Walter Williams takes a dim view proposals to raise the minimum wage. I wonder that this topic keeps coming back. By now I would have expected literate people to realize that raising the minimum wage pushes low end wage earners off bottom rungs of the economic ladder.
Bureau of Labor Statistics unemployment data confirms the economic prediction about minimum wage effects. Currently, the teen unemployment rate is 16 percent for whites and 32 percent for blacks. In 1948, the unemployment rate for black teens (16-17) was lower (9.4 percent) than white teens (10.2 percent). Plus, black teens were more active in the labor force.
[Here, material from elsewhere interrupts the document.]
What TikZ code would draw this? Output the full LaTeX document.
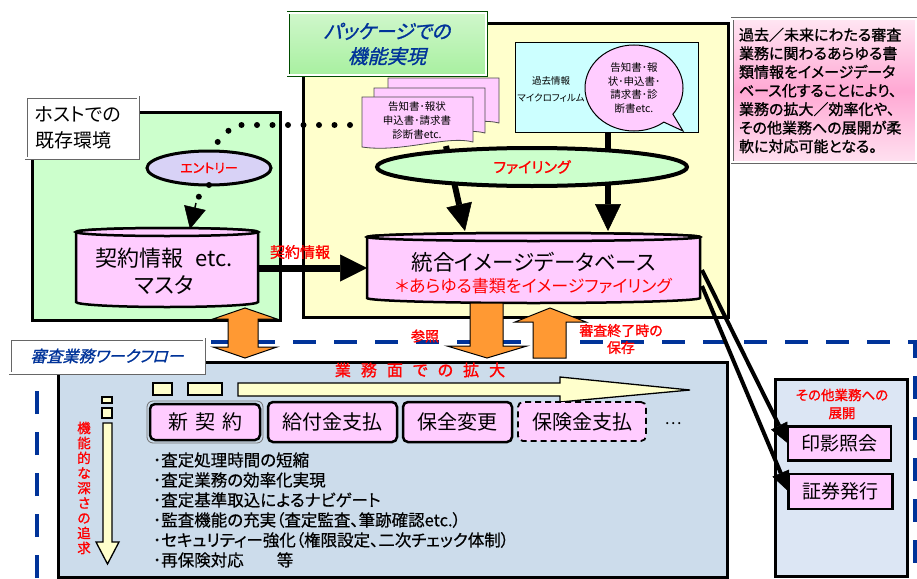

How might we explain that? How about arguing that there was less racial discrimination in 1948, or back then black teens were more highly educated than white teens? Of course, such arguments would be nonsense. The fact of the matter is that while there was a minimum wage of 40 cents an hour prior to 1948, it had been essentially repealed by the post-World War II inflation; however, with successive increases in the minimum wage, black teen unemployment rose relative to white teens to where it has become permanently double that of white teens.
To believe in a beneficial effect of having a minimum wage you have to believe that a segment of society is permanently and severely incompetent. Of course, if you can exert some control over education systems, as teachers unions do and as the lefty politicians they support do, you have some chance of making that belief a reality.